A parliamentary panel has pointed out falling footprints of the Centre’s flagship crop insurance scheme and expressed concerns over its withdrawal or non-implementation in seven states, saying more such examples in subsequent years and “delay in settlement of claims” will defeat its very purpose.
The standing committee on agriculture, in its report tabled in Lok Sabha, said that though most of the withdrawing states are implementing their own schemes, the central government must properly look into the reasons/factors leading to the withdrawal or non-implementation of its Pradhan Mantri Fasal Bima Yojana (PMFBY).
Punjab had never joined this central crop insurance scheme, which provides insurance coverage to the farmers against crop loss on account of natural calamities, whereas Bihar and West Bengal had withdrawn from it in 2018 and 2019 respectively. On the other hand, Andhra Pradesh, Gujarat, Telangana and Jharkhand did not implement the scheme last year. The states cited “financial constraints” and “low claim ratio during normal seasons” as the major reasons for non-implementation of the scheme.
The PMFBY was launched with effect from April 1, 2016, after rolling back earlier schemes to include more risks under crop insurance cover and make it more affordable to the farmers. It was very well received by the farmers in the first year. Its coverage was 30% of Gross Cropped Area (GCA) in 2016-17—the highest coverage in the history of crop insurance in India. But later, it decreased to 27% in 2018-19 and 25% in 2019-2020.

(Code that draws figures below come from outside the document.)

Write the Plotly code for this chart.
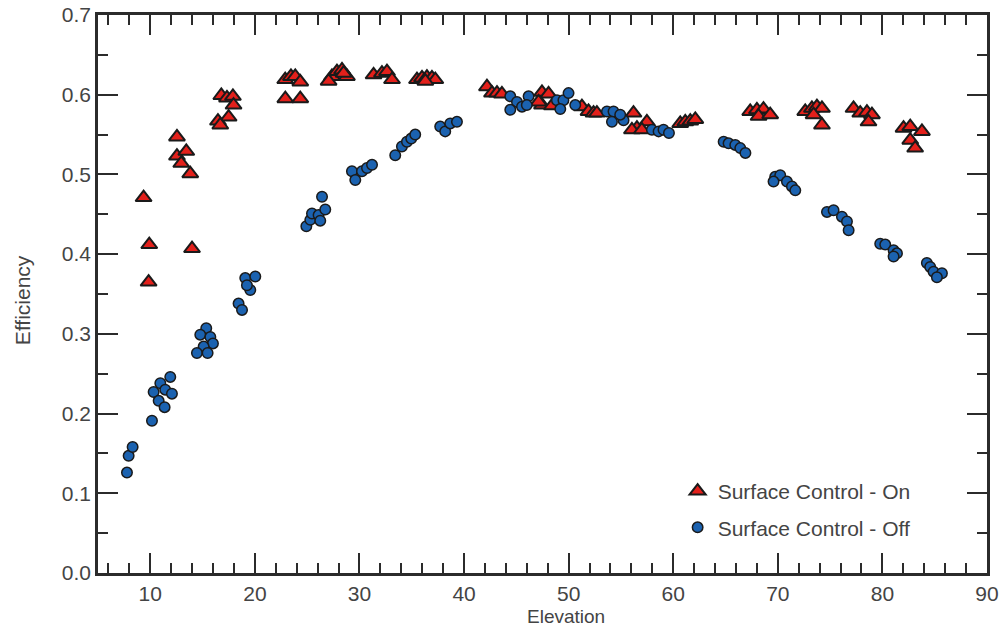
import plotly.graph_objects as go

# Surface Control - On (triangles)
x_on = [9.36, 9.9, 9.84, 13.99, 12.55, 12.55, 13.44, 12.96, 13.82,
        16.79, 17.33, 17.9, 17.96, 16.47, 17.49, 16.69,
        22.9, 23.45, 23.86, 24.34, 22.91, 24.34,
        27.37, 27.05, 27.85, 28.33, 28.8, 28.48,
        31.35, 32.15, 32.63, 33.11,
        35.5, 35.98, 36.45, 36.93, 37.25, 36.3,
        42.19, 42.67, 43.15, 43.62, 47.45, 48.08, 47.45, 48.4, 47.12,
        51.27, 51.9, 52.38, 52.7, 56.2, 57.48, 56.53, 56.05, 57.0, 60.67, 61.15, 61.63, 62.11,
        67.36, 68.0, 68.63, 68.16, 69.27,
        72.62, 73.26, 73.74, 74.22, 73.42, 74.22,
        77.24, 77.88, 78.52, 79.0, 78.67,
        82.02, 82.66, 83.78, 82.66, 83.13]
y_on = [0.471, 0.412, 0.365, 0.407, 0.547, 0.523, 0.529, 0.514, 0.501,
        0.599, 0.596, 0.598, 0.587, 0.567, 0.572, 0.562,
        0.619, 0.623, 0.623, 0.616, 0.595, 0.595,
        0.623, 0.617, 0.629, 0.631, 0.623, 0.627,
        0.625, 0.627, 0.629, 0.619,
        0.619, 0.621, 0.622, 0.621, 0.619, 0.617,
        0.610, 0.602, 0.602, 0.601, 0.603, 0.601, 0.587, 0.586, 0.591,
        0.585, 0.579, 0.577, 0.577, 0.577, 0.566, 0.558, 0.556, 0.556, 0.564, 0.566, 0.567, 0.569,
        0.579, 0.581, 0.582, 0.573, 0.575,
        0.579, 0.583, 0.585, 0.583, 0.575, 0.562,
        0.583, 0.577, 0.578, 0.575, 0.566,
        0.558, 0.560, 0.554, 0.543, 0.533]

# Surface Control - Off (circles)
x_off = [7.77, 7.93, 8.31, 10.16, 10.32, 10.96, 11.91, 11.43, 12.07, 10.80, 11.37,
         15.35, 14.78, 15.74, 15.99, 15.1, 14.46, 15.48,
         18.44, 18.77, 19.08, 20.04, 19.56, 19.24,
         24.92, 25.3, 25.46, 26.09, 26.25, 26.42, 26.73,
         29.28, 29.6, 30.24, 30.72, 31.2,
         33.42, 34.06, 34.54, 34.95, 35.33,
         37.72, 38.2, 38.68, 39.32,
         44.42, 45.06, 44.42, 45.54, 46.17, 46.0, 48.88, 49.5, 49.99, 49.2, 50.63,
         53.66, 54.29, 54.14, 55.25, 54.93, 57.96, 58.6, 59.07, 59.59,
         64.82, 65.29, 65.93, 66.41, 66.9,
         69.75, 70.23, 69.59, 70.87, 71.35, 71.67,
         74.7, 75.33, 76.13, 76.61, 76.77,
         79.79, 80.27, 81.07, 81.39, 81.07,
         84.25, 84.57, 84.89, 85.69, 85.21]
y_off = [0.126, 0.147, 0.158, 0.191, 0.227, 0.238, 0.246, 0.230, 0.225, 0.216, 0.208,
         0.307, 0.299, 0.296, 0.288, 0.284, 0.276, 0.276,
         0.338, 0.330, 0.370, 0.372, 0.355, 0.361,
         0.435, 0.443, 0.451, 0.449, 0.442, 0.472, 0.456,
         0.504, 0.493, 0.504, 0.508, 0.512,
         0.524, 0.535, 0.541, 0.545, 0.550,
         0.560, 0.554, 0.564, 0.566,
         0.598, 0.591, 0.581, 0.585, 0.598, 0.587, 0.593, 0.593, 0.602, 0.582, 0.587,
         0.579, 0.579, 0.566, 0.568, 0.575, 0.556, 0.554, 0.556, 0.552,
         0.541, 0.539, 0.537, 0.533, 0.527,
         0.497, 0.499, 0.491, 0.491, 0.485, 0.480,
         0.453, 0.455, 0.447, 0.441, 0.430,
         0.413, 0.412, 0.405, 0.401, 0.397,
         0.389, 0.384, 0.378, 0.376, 0.371]

x_ticks = [10, 20, 30, 40, 50, 60, 70, 80, 90]
y_ticks = [0.0, 0.1, 0.2, 0.3, 0.4, 0.5, 0.6, 0.7]
y_ticklabels = ["0.0", "0.1", "0.2", "0.3", "0.4", "0.5", "0.6", "0.7"]

FONT = "Liberation Sans, Arial, Helvetica, sans-serif"
TXT = "#444444"
AX = "#2b2b2b"

fig = go.Figure()
fig.add_trace(go.Scatter(
    x=x_on, y=y_on, mode="markers", name="Surface Control - On",
    legendgroup="on", legendrank=1,
    marker=dict(symbol="triangle-up", size=14, color="#e3201b",
                line=dict(color="#1a1a1a", width=2))))
fig.add_trace(go.Scatter(
    x=x_off, y=y_off, mode="markers", name="Surface Control - Off",
    legendgroup="off", legendrank=2,
    marker=dict(symbol="circle", size=10.5, color="#1b62b0",
                line=dict(color="#1a1a1a", width=1.5))))

axis_common = dict(
    showline=True, linecolor=AX, linewidth=2.5, mirror="ticks",
    ticks="inside", ticklen=20, tickwidth=2, tickcolor=AX,
    showgrid=False, zeroline=False, automargin=False,
    tickfont=dict(family=FONT, size=21, color=TXT),
)

fig.update_xaxes(range=[5, 90], tickvals=x_ticks,
                 minor=dict(ticks="inside", ticklen=10, tickwidth=2, tickcolor=AX, dtick=2, tick0=0),
                 **axis_common)
fig.update_yaxes(range=[0, 0.7], tickvals=y_ticks, ticktext=y_ticklabels,
                 minor=dict(ticks="inside", ticklen=10, tickwidth=2, tickcolor=AX, dtick=0.05, tick0=0),
                 **axis_common)

fig.add_annotation(text="Efficiency", x=-0.0855, y=0.489, xref="paper", yref="paper",
                   textangle=-90, showarrow=False, xanchor="center", yanchor="middle",
                   font=dict(family=FONT, size=21, color=TXT))
fig.add_annotation(text="Elevation", x=0.526, y=-0.078, xref="paper", yref="paper",
                   showarrow=False, xanchor="center", yanchor="middle",
                   font=dict(family=FONT, size=19, color=TXT))

fig.update_layout(
    width=1000, height=627,
    margin=dict(l=98, r=13, t=15, b=54),
    plot_bgcolor="white", paper_bgcolor="white",
    showlegend=True,
    legend=dict(x=0.652, y=0.183, xanchor="left", yanchor="top",
                bgcolor="rgba(0,0,0,0)", borderwidth=0,
                tracegroupgap=6, itemwidth=30,
                font=dict(family=FONT, size=21, color=TXT)),
)

fig.write_html("out.html")
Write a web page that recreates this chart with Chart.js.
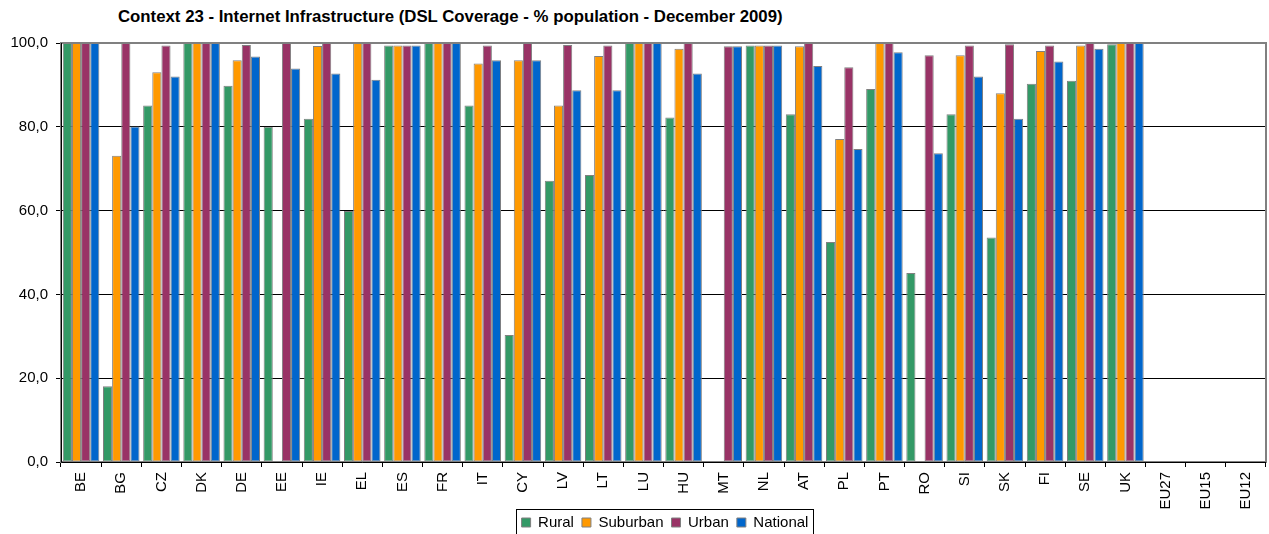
<!DOCTYPE html>
<html>
<head>
<meta charset="utf-8">
<script src="https://cdn.jsdelivr.net/npm/chart.js@4/dist/chart.umd.min.js"></script>
<style>
    html, body { margin: 0; padding: 0; background: #fff; }
    #wrap { position: relative; width: 1269px; height: 534px; }
    #title {
        position: absolute; left: 118px; top: 7px; white-space: nowrap;
        font: bold 16.8px "Liberation Sans", Arial, sans-serif; color: #000;
    }
    canvas { position: absolute; left: 0; top: 0; }
</style>
</head>
<body>
<div id="wrap">
    <div id="title">Context 23 - Internet Infrastructure (DSL Coverage - % population - December 2009)</div>
    <canvas id="dsl-chart" width="1269" height="534"></canvas>
</div>
<script>
// DSL coverage by country, % of population
const countries = ['BE', 'BG', 'CZ', 'DK', 'DE', 'EE', 'IE', 'EL', 'ES', 'FR', 'IT', 'CY', 'LV', 'LT', 'LU',
    'HU', 'MT', 'NL', 'AT', 'PL', 'PT', 'RO', 'SI', 'SK', 'FI', 'SE', 'UK', 'EU27', 'EU15', 'EU12'];

const rural    = [100, 18.1, 85.1, 100, 89.8, 80.0, 81.9, 59.9, 99.4, 100, 85.1, 30.3, 67.1, 68.5, 100,
    82.2, null, 99.4, 83.0, 52.5, 89.0, 45.1, 83.0, 53.6, 90.3, 91.0, 99.7, null, null, null];
const suburban = [100, 73.1, 93.0, 100, 95.9, null, 99.3, 100, 99.4, 100, 95.1, 95.9, 85.1, 96.9, 100,
    98.6, null, 99.4, 99.2, 77.1, 100, null, 97.1, 88.0, 98.1, 99.4, 100, null, null, null];
const urban    = [100, 100, 99.4, 100, 99.5, 100, 100, 100, 99.4, 100, 99.4, 100, 99.5, 99.4, 100,
    100, 99.2, 99.4, 100, 94.2, 100, 97.1, 99.4, 99.7, 99.4, 100, 100, null, null, null];
const national = [100, 80.1, 92.0, 100, 96.8, 93.9, 92.7, 91.2, 99.4, 100, 95.9, 95.9, 88.7, 88.7, 100,
    92.7, 99.2, 99.4, 94.5, 74.7, 97.8, 73.7, 92.0, 81.9, 95.6, 98.6, 100, null, null, null];

const yTicks = [0, 20, 40, 60, 80, 100];
const FONT = '"Liberation Sans", Arial, sans-serif';

// grey frame round the plot area, dark left/bottom axis, box round the legend
const framePlugin = {
    id: 'frame',
    afterLayout(chart) {
        // nudge the legend: its padding also sets the gap between items
        const lg = chart.legend;
        if (lg) {
            lg.top -= 2; lg.bottom -= 2;
            lg.left += 32; lg.right += 32;
        }
    },
    afterDatasetsDraw(chart) {
        const { ctx, chartArea: a } = chart;
        ctx.save();
        ctx.strokeStyle = '#808080';
        ctx.lineWidth = 2;
        ctx.strokeRect(a.left, a.top, a.right - a.left, a.bottom - a.top);
        ctx.strokeStyle = '#000';
        ctx.lineWidth = 1;
        ctx.beginPath();
        ctx.moveTo(a.left + 0.5, a.top);
        ctx.lineTo(a.left + 0.5, a.bottom + 0.5);
        ctx.lineTo(a.right, a.bottom + 0.5);
        ctx.stroke();
        ctx.restore();
    },
    afterDraw(chart) {
        const boxes = chart.legend && chart.legend.legendHitBoxes;
        if (!boxes || !boxes.length) return;
        const ctx = chart.ctx;
        const left = Math.min(...boxes.map(b => b.left)) - 6;
        const right = Math.max(...boxes.map(b => b.left + b.width)) + 4;
        const top = Math.min(...boxes.map(b => b.top)) - 6;
        const bottom = Math.max(...boxes.map(b => b.top + b.height)) + 5;
        ctx.save();
        ctx.strokeStyle = '#000';
        ctx.lineWidth = 1;
        ctx.strokeRect(Math.round(left) + 0.5, Math.round(top) + 0.5, Math.round(right - left), Math.round(bottom - top));
        ctx.restore();
    }
};

const mkSet = (label, data, color) => ({
    label, data,
    backgroundColor: color,
    borderColor: '#808080',
    borderWidth: 1,
    borderSkipped: false,
    categoryPercentage: 0.91,
    barPercentage: 1.0
});

new Chart(document.getElementById('dsl-chart'), {
    type: 'bar',
    data: {
        labels: countries,
        datasets: [
            mkSet('Rural', rural, '#339966'),
            mkSet('Suburban', suburban, '#FF9900'),
            mkSet('Urban', urban, '#993366'),
            mkSet('National', national, '#0066CC')
        ]
    },
    options: {
        responsive: false,
        animation: false,
        layout: { padding: { top: 43, right: 3, left: 0, bottom: -8 } },
        plugins: {
            legend: {
                position: 'bottom',
                labels: {
                    font: { family: FONT, size: 15 },
                    color: '#000',
                    boxWidth: 9,
                    boxHeight: 9,
                    padding: 8
                }
            },
            tooltip: { enabled: false }
        },
        scales: {
            x: {
                grid: { display: true, drawOnChartArea: false, color: '#000', tickLength: 5, offset: true },
                border: { display: false },
                ticks: {
                    font: { family: FONT, size: 15 },
                    color: '#000',
                    minRotation: 90,
                    maxRotation: 90,
                    autoSkip: false,
                    padding: 5
                },
                afterFit: s => { s.height = 47; }
            },
            y: {
                min: 0,
                max: 100,
                afterBuildTicks: s => { s.ticks = yTicks.map(v => ({ value: v })); },
                grid: { color: '#000', tickLength: 5 },
                border: { display: false },
                ticks: {
                    font: { family: FONT, size: 15 },
                    color: '#000',
                    padding: 8,
                    callback: v => v.toFixed(1).replace('.', ',')
                },
                afterFit: s => { s.width = 61; }
            }
        }
    },
    plugins: [framePlugin]
});
</script>
</body>
</html>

Records, referred to by the panel, show that the coverage in terms of area insured under the PMFBY decreased from 567.2 lakh hectares in 2016-17 to 508.3 lakh hectares in 2017-18 and subsequently to 497.5 lakh hectares in 2019-20. Withdrawal of the states from the scheme was cited by officials as one of the reasons for decrease in the scheme’s coverage.
Flagging the issue of delay in claim settlement, the panel, headed by BJP Lok Sabha member PC Gaddigoudar, said the farmers avail the insurance under PMFBY with an expectation that it will help in mitigation of their losses in time of distress. “But the delay in the settlement of the claims defeats the very purpose of the scheme.”
Though the ministry has made provision of penalties—12% interest per annum to be paid by the insurance companies to farmers for delay in settlement of claims beyond 10 days of prescribed cut-off date for payment—it has, so far, not resolved the problem.
Under the PMFBY, the farmers need to pay a uniform maximum premium of only 2% of the sum insured for all kharif crops (sown in summer) and 1.5% for all Rabi (winter) crops. In case of annual commercial and horticultural crops, the maximum premium to be paid by the farmers is only 5%. The balance premium is borne by the government, equally shared by the states and Centre.